Un vecteur de soft power brazzavillois
Au-delà de la stricte dimension sportive, la progression d’Ovouka résonne dans les cercles diplomatiques de Brazzaville. L’essor d’un joueur formé localement puis exporté avec succès nourrit la stratégie de visibilité internationale prônée par les autorités congolaises. Les diplomates en poste à Bruxelles et à Genève évoquent un « levier de storytelling positif » apte à compléter l’action culturelle et économique menée sur d’autres théâtres. Dans une région des Grands Lacs souvent associée aux enjeux sécuritaires, la réussite d’un footballeur devient un symbole fédérateur, mobilisant aussi la diaspora congolaise autour d’un récit de performance et de loyauté.
Implications pour la sélection des Diables Rouges
Le sélectionneur national, Paul Put, suit de près chaque minute disputée par son latéral gauche. Les qualifications africaines pour la Coupe du monde 2026 s’ouvriront à l’automne avec un calendrier resserré. Un Ovouka aguerri par l’expérience européenne offrirait une profondeur de banc précieuse face aux formations maghrébines réputées pour leur pressing intense. Dans les couloirs de la Fédération congolaise, l’on souligne que « c’est dans ces rendez-vous européens que se façonne le leadership ». Une bonne prestation contre Copenhague pourrait donc précipiter son statut de titulaire indiscutable sous le maillot des Diables Rouges, renforçant le capital technique de l’équipe sans fragiliser l’équilibre entre cadres et jeunes pousses.

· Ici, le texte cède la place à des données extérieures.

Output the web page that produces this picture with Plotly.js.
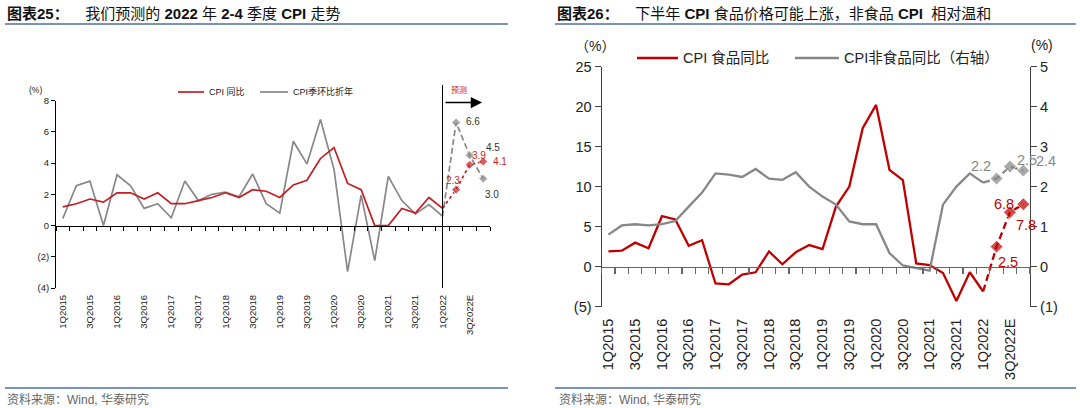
<!DOCTYPE html>
<html><head><meta charset="utf-8">
<script src="https://cdn.plot.ly/plotly-3.0.1.min.js"></script>
<style>html,body{margin:0;padding:0;background:#fff;} #chart{width:1080px;height:408px;}</style>
</head><body><div id="chart"></div>
<script>
// ---------- data ----------
const quarters = ['1Q2015','2Q2015','3Q2015','4Q2015','1Q2016','2Q2016','3Q2016','4Q2016',
  '1Q2017','2Q2017','3Q2017','4Q2017','1Q2018','2Q2018','3Q2018','4Q2018',
  '1Q2019','2Q2019','3Q2019','4Q2019','1Q2020','2Q2020','3Q2020','4Q2020',
  '1Q2021','2Q2021','3Q2021','4Q2021','1Q2022','2Q2022E','3Q2022E','4Q2022E'];
const actualQuarters = quarters.slice(0, 29);
const forecastQuarters = ['1Q2022','2Q2022E','3Q2022E','4Q2022E'];
const labelQuarters = quarters.filter((q, i) => i % 2 === 0);

// Chart 25: CPI YoY and QoQ annualised (%)
const cpiYoY = [1.2,1.4,1.7,1.5, 2.1,2.1,1.7,2.1, 1.4,1.4,1.6,1.8, 2.1,1.8,2.3,2.2,
  1.8,2.6,2.9,4.3, 5.0,2.7,2.3,0.0, 0.0,1.1,0.8,1.8, 1.1];
const cpiQoQAnn = [0.45,2.55,2.85,0.0, 3.25,2.55,1.1,1.4, 0.5,2.85,1.6,2.0, 2.15,1.85,3.3,1.4,
  0.8,5.4,3.95,6.8, 3.6,-2.95,1.95,-2.25, 3.15,1.6,0.75,1.35, 0.6];
const cpiYoYForecast = [1.1, 2.3, 3.9, 4.1];
const cpiQoQAnnForecast = [0.6, 6.6, 4.5, 3.0];

// Chart 26: CPI food YoY (left axis) and non-food YoY (right axis) (%)
const foodYoY = [1.9,2.0,3.0,2.3, 6.3,5.9,2.6,3.3, -2.1,-2.2,-1.0,-0.7, 1.9,0.3,1.8,2.7,
  2.2,7.5,10.0,17.3, 20.2,12.1,10.8,0.4, 0.2,-0.8,-4.3,-0.7, -3.1];
const nonFoodYoY = [0.8,1.03,1.06,1.03, 1.06,1.14,1.5,1.85, 2.33,2.3,2.24,2.44, 2.2,2.17,2.36,2.0,
  1.75,1.55,1.13,1.06, 1.06,0.34,0.03,-0.03, -0.1,1.55,2.0,2.33, 2.1];
const foodYoYForecast = [-3.1, 2.5, 6.8, 7.8];
const nonFoodYoYForecast = [2.1, 2.2, 2.5, 2.4];

// ---------- helpers ----------
const W = 1080, H = 408;
const px = x => x / W;
const py = y => 1 - y / H;
const FONT = "'Liberation Sans', Arial, 'Noto Sans CJK SC', sans-serif";
const zeroPos = (dom, rng) => dom[0] + (0 - rng[0]) / (rng[1] - rng[0]) * (dom[1] - dom[0]);
const idx = q => quarters.indexOf(q);
const paren = v => v < 0 ? '(' + Math.abs(v) + ')' : String(v);

const RED = '#C00000', RED_L = '#C41E24', GRAY = '#878787';

const xDomL = [px(56), px(490)], yDomL = [py(288), py(100.7)], yRngL = [-4, 8];
const xDomR = [px(601.7), px(1030)], yDomR = [py(306.7), py(66.5)], yRngR = [-5, 25], yRngR2 = [-1, 5];
const catRange = [-0.5, quarters.length - 0.5];

const leftTicks = [-4,-2,0,2,4,6,8];
const rightTicks = [-5,0,5,10,15,20,25];
const right2Ticks = [-1,0,1,2,3,4,5];

// ---------- traces ----------
const traces = [
  {x: actualQuarters, y: cpiQoQAnn, xaxis:'x', yaxis:'y', mode:'lines', name:'CPI季环比折年',
   line:{color:GRAY, width:1.7}, showlegend:false},
  {x: actualQuarters, y: cpiYoY, xaxis:'x', yaxis:'y', mode:'lines', name:'CPI 同比',
   line:{color:RED_L, width:1.7}, showlegend:false},
  {x: forecastQuarters, y: cpiQoQAnnForecast, xaxis:'x', yaxis:'y', mode:'lines+markers',
   line:{color:GRAY, width:1.7, dash:'6px,3px'}, marker:{symbol:'diamond', size:[0,7,7,7], color:GRAY}, showlegend:false},
  {x: forecastQuarters, y: cpiYoYForecast, xaxis:'x', yaxis:'y', mode:'lines+markers',
   line:{color:RED_L, width:1.7, dash:'dot'}, marker:{symbol:'diamond', size:[0,7,7,7], color:RED_L}, showlegend:false},
  {x: quarters, y: quarters.map(() => 0), xaxis:'x3', yaxis:'y', mode:'none', showlegend:false, hoverinfo:'skip'},

  {x: actualQuarters, y: nonFoodYoY, xaxis:'x2', yaxis:'y3', mode:'lines', name:'CPI非食品同比（右轴）',
   line:{color:GRAY, width:2.3}, showlegend:false},
  {x: forecastQuarters, y: nonFoodYoYForecast, xaxis:'x2', yaxis:'y3', mode:'lines+markers',
   line:{color:GRAY, width:2.3, dash:'7px,4px'}, marker:{symbol:'diamond', size:[0,10,10,10], color:GRAY}, showlegend:false},
  {x: actualQuarters, y: foodYoY, xaxis:'x2', yaxis:'y2', mode:'lines', name:'CPI 食品同比',
   line:{color:RED, width:2.3}, showlegend:false},
  {x: forecastQuarters, y: foodYoYForecast, xaxis:'x2', yaxis:'y2', mode:'lines+markers',
   line:{color:RED, width:2.3, dash:'7px,4px'}, marker:{symbol:'diamond', size:[0,10,10,10], color:RED}, showlegend:false},
  {x: quarters, y: quarters.map(() => 0), xaxis:'x4', yaxis:'y2', mode:'none', showlegend:false, hoverinfo:'skip'}
];

// ---------- axes ----------
const catBase = {type:'category', categoryorder:'array', categoryarray:quarters, range:catRange,
  showgrid:false, zeroline:false, fixedrange:true};

const layout = {
  width: W, height: H, autosize:false,
  margin:{l:0, r:0, t:0, b:0, pad:0},
  paper_bgcolor:'#fff', plot_bgcolor:'rgba(0,0,0,0)',
  font:{family:FONT, color:'#222'},
  xaxis: Object.assign({}, catBase, {domain:xDomL, anchor:'y', showline:false, ticks:'',
    tickmode:'array', tickvals:labelQuarters, ticktext:labelQuarters, tickangle:-90,
    ticklabelstandoff:4, tickfont:{size:9.5, color:'#222', family:FONT}}),
  xaxis3: Object.assign({}, catBase, {overlaying:'x', anchor:'free', position:zeroPos(yDomL, yRngL),
    showline:true, linecolor:'#000', linewidth:1, ticks:'outside', ticklen:4, tickwidth:1, tickcolor:'#000',
    tickmode:'linear', tick0:0, dtick:1, tickson:'boundaries', showticklabels:false}),
  yaxis: {domain:yDomL, range:yRngL, anchor:'x', showline:true, linecolor:'#000', linewidth:1,
    ticks:'outside', ticklen:4, tickcolor:'#000', tickmode:'array', tickvals:leftTicks,
    ticktext:leftTicks.map(paren), tickfont:{size:9.5, color:'#222', family:FONT},
    showgrid:false, zeroline:false, fixedrange:true},

  xaxis2: Object.assign({}, catBase, {domain:xDomR, anchor:'y2', showline:false, ticks:'',
    tickmode:'array', tickvals:labelQuarters, ticktext:labelQuarters, tickangle:-90,
    ticklabelstandoff:8, tickfont:{size:14.5, color:'#222', family:FONT}}),
  xaxis4: Object.assign({}, catBase, {overlaying:'x2', anchor:'free', position:zeroPos(yDomR, yRngR),
    showline:true, linecolor:'#666', linewidth:1.2, ticks:'outside', ticklen:6, tickwidth:1.2, tickcolor:'#666',
    tickmode:'linear', tick0:0, dtick:1, tickson:'boundaries', showticklabels:false}),
  yaxis2: {domain:yDomR, range:yRngR, anchor:'x2', side:'left', showline:true, linecolor:'#444', linewidth:1.2,
    ticks:'outside', ticklen:6, tickcolor:'#444', tickmode:'array', tickvals:rightTicks,
    ticktext:rightTicks.map(paren), tickfont:{size:14.5, color:'#222', family:FONT},
    showgrid:false, zeroline:false, fixedrange:true},
  yaxis3: {overlaying:'y2', anchor:'x2', side:'right', range:yRngR2, showline:true, linecolor:'#444', linewidth:1.2,
    ticks:'outside', ticklen:6, tickcolor:'#444', tickmode:'array', tickvals:right2Ticks,
    ticktext:right2Ticks.map(paren), tickfont:{size:14.5, color:'#222', family:FONT},
    showgrid:false, zeroline:false, fixedrange:true},
  shapes: [], annotations: []
};

// ---------- decorations ----------
const S = layout.shapes, A = layout.annotations;
const BLUE = '#4F6F9F';
// title rules and source rules
[[5,508],[555,1076]].forEach(([a,b]) => {
  S.push({type:'line', xref:'paper', yref:'paper', x0:px(a), x1:px(b), y0:py(24), y1:py(24), line:{color:BLUE, width:1.5}});
  S.push({type:'line', xref:'paper', yref:'paper', x0:px(a), x1:px(b), y0:py(388), y1:py(388), line:{color:BLUE, width:1.5}});
});
A.push({xref:'paper', yref:'paper', x:px(5), y:py(14), xanchor:'left', yanchor:'middle', showarrow:false,
  text:'<b>图表25：</b>    我们预测的 <b>2022</b> 年 <b>2-4</b> 季度 <b>CPI</b> 走势', font:{size:15, color:'#111', family:FONT}});
A.push({xref:'paper', yref:'paper', x:px(555), y:py(14), xanchor:'left', yanchor:'middle', showarrow:false,
  text:'<b>图表26：</b>    下半年 <b>CPI</b> 食品价格可能上涨，非食品 <b>CPI</b>  相对温和', font:{size:15, color:'#111', family:FONT}});
A.push({xref:'paper', yref:'paper', x:px(5), y:py(399), xanchor:'left', yanchor:'middle', showarrow:false,
  text:'资料来源：Wind, 华泰研究', font:{size:12, color:'#666', family:FONT}});
A.push({xref:'paper', yref:'paper', x:px(557), y:py(399), xanchor:'left', yanchor:'middle', showarrow:false,
  text:'资料来源：Wind, 华泰研究', font:{size:12, color:'#666', family:FONT}});

// unit labels
A.push({xref:'paper', yref:'paper', x:px(35), y:py(90), xanchor:'center', yanchor:'middle', showarrow:false,
  text:'(%)', font:{size:8.5, color:'#222', family:FONT}});
A.push({xref:'paper', yref:'paper', x:px(595), y:py(46), xanchor:'center', yanchor:'middle', showarrow:false,
  text:'（%）', font:{size:14, color:'#222', family:FONT}});
A.push({xref:'paper', yref:'paper', x:px(1042), y:py(45), xanchor:'center', yanchor:'middle', showarrow:false,
  text:'(%)', font:{size:14, color:'#222', family:FONT}});

// legends (manual)
function legendItem(x0, x1, y, color, width, label, size) {
  S.push({type:'line', xref:'paper', yref:'paper', x0:px(x0), x1:px(x1), y0:py(y), y1:py(y), line:{color:color, width:width}});
  A.push({xref:'paper', yref:'paper', x:px(x1 + 3), y:py(y), xanchor:'left', yanchor:'middle', showarrow:false,
    text:label, font:{size:size, color:'#222', family:FONT}});
}
legendItem(178, 204, 92, RED_L, 1.7, 'CPI 同比', 9);
legendItem(260, 288, 92, GRAY, 1.7, 'CPI季环比折年', 9);
legendItem(637, 678, 58, RED, 2.3, 'CPI 食品同比', 14.5);
legendItem(795, 839, 58, GRAY, 2.3, 'CPI非食品同比（右轴）', 14.5);

// forecast divider + arrow in chart 25
S.push({type:'line', xref:'x', yref:'paper', x0:idx('1Q2022'), x1:idx('1Q2022'), y0:py(288), y1:py(85),
  line:{color:'#000', width:1}});
A.push({xref:'paper', yref:'paper', x:px(482), y:py(102.5), ax:-38, ay:0, text:'', showarrow:true,
  arrowhead:2, arrowsize:1.5, arrowwidth:1.5, arrowcolor:'#000'});
A.push({xref:'paper', yref:'paper', x:px(459), y:py(90), xanchor:'center', yanchor:'middle', showarrow:false,
  text:'预测', font:{size:8, color:RED_L, family:FONT}});

// forecast value labels (positions from data, offsets in px)
function valueLabels(xa, ya, vals, offs, color, size) {
  forecastQuarters.forEach((q, i) => {
    if (!offs[i]) return;
    A.push({xref:xa, yref:ya, x:idx(q), y:vals[i], xshift:offs[i][0], yshift:offs[i][1], showarrow:false,
      text:vals[i].toFixed(1), xanchor:'center', yanchor:'middle', font:{size:size, color:color, family:FONT}});
  });
}
valueLabels('x','y', cpiQoQAnnForecast, [null,[17,1],[23,8],[9,-16]], '#333', 10);
valueLabels('x','y', cpiYoYForecast, [null,[-3,9],[9,9],[17,0]], RED_L, 10);
valueLabels('x2','y3', nonFoodYoYForecast, [null,[-16,13],[17,7],[23,10]], GRAY, 14.5);
valueLabels('x2','y2', foodYoYForecast, [null,[11,-15],[-6,8],[3,-21]], RED, 14.5);

Plotly.newPlot('chart', traces, layout, {displayModeBar:false, staticPlot:true});
</script>
</body></html>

Vers une économie des transferts plus vertueuse
La trajectoire du joueur, passé du championnat national congolais à l’élite kosovare avant de goûter aux préliminaires de la Ligue des champions, illustre une circulation de talents fondée sur la formation et l’accompagnement plutôt que sur l’exil précoce. Les analystes financiers de la société InStat projettent déjà une valorisation supérieure à 1,2 million d’euros si Drita atteignait la phase de groupes de la Ligue Europa, scénario réaliste en cas d’échec face à Copenhague mais de bascule dans la compétition sœur. Un tel montant renforcerait le modèle économique d’un football congolais qui se professionnalise, soutenu par les orientations gouvernementales visant à diversifier les vecteurs de croissance hors hydrocarbures.
L’Europe, tremplin d’ambitions partagées
En somme, la qualification validée au Luxembourg dépasse la seule satisfaction arithmétique. Elle cristallise la rencontre de deux dynamiques : l’ambition européenne d’un club kosovar en quête de reconnaissance et le désir de projection internationale d’une jeunesse congolaise fière de ses ambassadeurs. Raddy Ovouka, figure discrète mais méticuleuse, s’érige ainsi en trait d’union entre Pristina, Brazzaville et, au soir du 22 juillet, Copenhague. Sa marge de progression demeure réelle, tout comme la capacité du Congo-Brazzaville à capitaliser sur de telles success stories pour nourrir son image et consolider un soft power en construction.